The U.S. Geological Survey said on its website that a 6.8 magnitude quake was felt in Pakistan’s southwestern Baluchistan province.
Pakistan’s Meteorological Department measured the earthquake at 7.2 magnitude, saying its epicenter was about 90 miles west of the town of Khuzdar.
Baluchistan government spokesman Jan Mohammad Buledi said those killed Saturday died in the Mushkay area of Awaran. The death toll from Tuesday’s disaster was 359, he added.
Little may have been left to damage after Tuesday’s disaster. Few of the mud and homemade brick houses in the area survived Tuesday’s 7.7 magnitude quake that leveled villages and buried people in the rubble. Since then tens of thousands of people have been sleeping under the open sky or in tents.
Local authorities said they had heard some reports of houses that survived the first quake collapsing from the second.
Chief Pakistani meteorologist Arif Mahmood told Pakistani television that Saturday’s earthquake was an aftershock and such tremors could continue for weeks.
Pakistan TV showed people at the Awaran district’s main hospital fleeing into the street. In the provincial capital of Quetta, the tremor was so strong it prompted local parliament members to evacuate the building.
Baluchistan is Pakistan’s largest but least populated province. The rough terrain and the lack of decent roads have made access difficult for rescue staff. The Pakistani Air Force has been air dropping supplies and using helicopters to ferry injured people for medical care.

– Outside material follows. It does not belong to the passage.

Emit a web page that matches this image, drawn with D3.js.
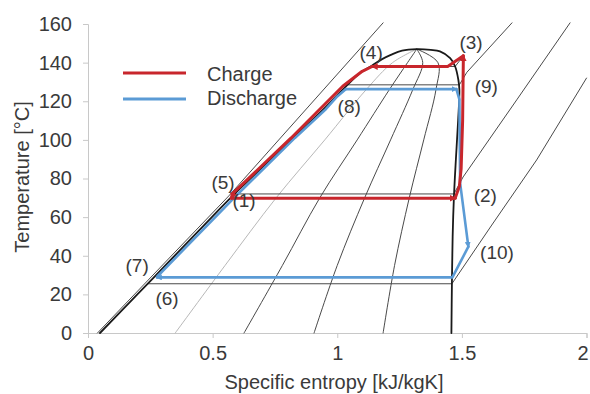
<!DOCTYPE html>
<html>
<head>
<meta charset="utf-8">
<script src="https://cdn.jsdelivr.net/npm/d3@7"></script>
<style>
  html, body { margin: 0; padding: 0; background: #fff; }
  svg { display: block; }
  text { font-family: "Liberation Sans", Arial, Helvetica, sans-serif; fill: #3a3a3a; }
</style>
</head>
<body>
<svg id="chart" width="590" height="394"></svg>
<script>
// T-s diagram of a heat-pump / ORC storage cycle (s in kJ/kgK, T in degC)

// Axis ticks
const xTicks = [0, 0.5, 1, 1.5, 2];
const yTicks = [0, 20, 40, 60, 80, 100, 120, 140, 160];

// Saturation dome: liquid branch up to the critical point, then vapour branch down
const satLiquid = [[0.048,0],[0.198,20],[0.348,40],[0.497,60],[0.572,70],[0.815,100],[0.938,115],
                   [1.022,126],[1.095,135],[1.14,138.5],[1.18,141.8],[1.215,144],[1.26,146.2],[1.319,147]];
const satVapor = [[1.319,147],[1.375,146.6],[1.412,145.8],[1.453,142.3],[1.473,138],[1.486,131],
                  [1.49,126],[1.485,110],[1.476,90],[1.468,70],[1.463,50],[1.46,25],[1.458,0]];

// Lines of constant vapour quality (x = 0.2, 0.4, 0.6, 0.8)
const quality02 = [[0.35,0],[0.55,35],[0.755,70],[0.95,100],[1.116,126],[1.222,140],[1.319,147]];
const quality04 = [[0.626,0],[0.78,35],[0.93,70],[1.08,100],[1.209,126],[1.282,140],[1.319,147]];
const quality06 = [[0.907,0],[1.0,35],[1.11,70],[1.214,100],[1.303,126],[1.343,140],[1.319,147]];
const quality08 = [[1.184,0],[1.23,35],[1.289,70],[1.347,100],[1.396,126],[1.404,140],[1.319,147]];

// Isobars (two-phase plateau + superheated branch)
const isobarLow  = [[0.239,25.5],[1.46,25.5],[1.62,55.9],[1.80,89.6],[2.0,132]];
const isobarMid  = [[0.587,72],[1.468,72],[1.505,80.8],[1.72,120.7],[1.934,160.6]];
const isobarHigh = [[1.045,128.5],[1.49,128.5],[1.52,135],[1.701,160.6]];
const isobarTop  = [[1.14,138],[1.473,138],[1.506,143.5]];
const isobarLiquid = [[0.038,0],[0.565,71],[1.184,160.6]];

// Charge cycle (1)-(2)-(3)-(4)-(5)-(1)
const charge12 = [[0.575,69.8],[1.473,69.8]];
const charge23 = [[1.473,69.8],[1.49,76],[1.497,85],[1.503,110],[1.506,143.5]];
const charge34 = [[1.506,143.5],[1.443,138],[1.14,138]];
const charge45 = [[1.14,138],[1.10,135.5],[1.022,127.8],[0.815,101],[0.585,72.8]];
const charge51 = [[0.585,72.8],[0.575,69.8]];

// Discharge cycle (6)-(7)-(8)-(9)-(10)-(6)
const discharge67  = [[0.277,28.8],[0.28,29.5]];
const discharge78  = [[0.28,29.5],[0.59,70.5],[0.83,101],[0.955,116],[1.0,122.5],[1.035,126.3]];
const discharge89  = [[1.035,126.3],[1.478,126.3]];
const discharge910 = [[1.478,126.3],[1.49,121],[1.493,77.6],[1.526,44.7]];
const discharge106 = [[1.526,44.7],[1.462,28.8],[0.277,28.8]];

// State point labels
const stateLabels = ["(1)","(2)","(3)","(4)","(5)","(6)","(7)","(8)","(9)","(10)"];
const stateLabelPos = [[0.626,68.4],[1.594,71.3],[1.537,150.3],[1.136,145.3],[0.542,77.7],
                       [0.317,18.1],[0.197,35.2],[1.048,117.1],[1.598,127.5],[1.641,41.5]];

// Legend
const legendNames = ["Charge", "Discharge"];
const colors = { charge: "#c8262c", discharge: "#5b9bd5" };

const svg = d3.select("#chart");
const x = d3.scaleLinear().domain([0, 2]).range([88, 586.5]);
const y = d3.scaleLinear().domain([0, 160]).range([333, 24]);

// Arrow markers
const defs = svg.append("defs");
[["arrowCharge", colors.charge], ["arrowDischarge", colors.discharge]].forEach(([id, c]) => {
  defs.append("marker").attr("id", id).attr("viewBox", "0 0 10 10")
    .attr("refX", 8).attr("refY", 5).attr("markerWidth", 2.3).attr("markerHeight", 2.3)
    .attr("markerUnits", "strokeWidth").attr("orient", "auto")
    .append("path").attr("d", "M0,0 L10,5 L0,10 Z").attr("fill", c);
});

// Axes
const xAxis = svg.append("g").attr("transform", `translate(0,${y(0)})`)
  .call(d3.axisBottom(x).tickValues(xTicks).tickFormat(d3.format("~g")).tickSize(5).tickPadding(8));
const yAxis = svg.append("g").attr("transform", `translate(${x(0)},0)`)
  .call(d3.axisLeft(y).tickValues(yTicks).tickSize(5).tickPadding(11));
[xAxis, yAxis].forEach(g => {
  g.select(".domain").attr("stroke", "#c8c8c8");
  g.selectAll(".tick line").attr("stroke", "#c8c8c8");
  g.selectAll(".tick text").attr("font-size", 20).attr("fill", "#3a3a3a")
    .style("font-family", "'Liberation Sans', Arial, sans-serif");
});
// keep the last x tick label inside the page
xAxis.selectAll(".tick text").filter(d => d === 2).attr("text-anchor", "end").attr("dx", 1.5);

svg.append("text").attr("x", 334).attr("y", 389).attr("text-anchor", "middle")
  .attr("font-size", 20).text("Specific entropy [kJ/kgK]");
svg.append("text").attr("transform", "translate(29,177) rotate(-90)").attr("text-anchor", "middle")
  .attr("font-size", 20).text("Temperature [°C]");

const line = d3.line().x(d => x(d[0])).y(d => y(d[1]));
const smooth = d3.line().x(d => x(d[0])).y(d => y(d[1])).curve(d3.curveCatmullRom.alpha(0.5));

const draw = (data, stroke, width, gen = line, marker = null) => {
  const p = svg.append("path").attr("d", gen(data)).attr("fill", "none")
    .attr("stroke", stroke).attr("stroke-width", width)
    .attr("stroke-linejoin", "round").attr("stroke-linecap", "round");
  if (marker) p.attr("marker-end", `url(#${marker})`);
  return p;
};

// Background property lines
draw(quality02, "#b8b8b8", 1, smooth);
[quality04, quality06, quality08].forEach(q => draw(q, "#4a4a4a", 1, smooth));
[isobarLow, isobarMid, isobarHigh, isobarTop].forEach(p => draw(p, "#4a4a4a", 1));
draw(isobarLiquid, "#4a4a4a", 1);

// Saturation dome
draw(satLiquid.concat(satVapor.slice(1)), "#1a1a1a", 1.8, smooth);

// Discharge cycle
const dw = 2.6;
draw(discharge67, colors.discharge, dw);
draw(discharge78, colors.discharge, dw);
draw(discharge89, colors.discharge, dw, line, "arrowDischarge");
draw(discharge910, colors.discharge, dw, line, "arrowDischarge");
draw(discharge106, colors.discharge, dw, line, "arrowDischarge");

// Charge cycle
const cw = 3;
draw(charge12, colors.charge, cw, line, "arrowCharge");
draw(charge23, colors.charge, cw, line, "arrowCharge");
draw(charge34, colors.charge, cw, line, "arrowCharge");
draw(charge45, colors.charge, cw);
draw(charge51, colors.charge, cw, line, "arrowCharge");

// State labels
svg.append("g").selectAll("text").data(stateLabels).join("text")
  .attr("x", (d, i) => x(stateLabelPos[i][0]))
  .attr("y", (d, i) => y(stateLabelPos[i][1]))
  .attr("text-anchor", "middle").attr("dominant-baseline", "central")
  .attr("font-size", 19).attr("fill", "#333").text(d => d);

// Legend
const legend = svg.append("g");
[colors.charge, colors.discharge].forEach((c, i) => {
  legend.append("line").attr("x1", 123).attr("x2", 186)
    .attr("y1", 73 + i * 26).attr("y2", 73 + i * 26)
    .attr("stroke", c).attr("stroke-width", 3);
  legend.append("text").attr("x", 207).attr("y", 74 + i * 24)
    .attr("dominant-baseline", "central").attr("font-size", 20).attr("fill", "#333")
    .text(legendNames[i]);
});
</script>
</body>
</html>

But at least two of those helicopters have come under fire from separatist fighters, say Pakistani officials. The Pakistani military has been trying to suppress an uprising in the vast, arid province for years by rebels who want an independent state for the Baluch people.
To the north, Pakistan is dealing with militants who want to overthrow the central government and establish a hard-line Islamic state.
Newly elected Prime Minister Nawaz Sharif has vowed to pursue peace talks with the militants to end the fighting. But the militants have shown little interest in negotiations.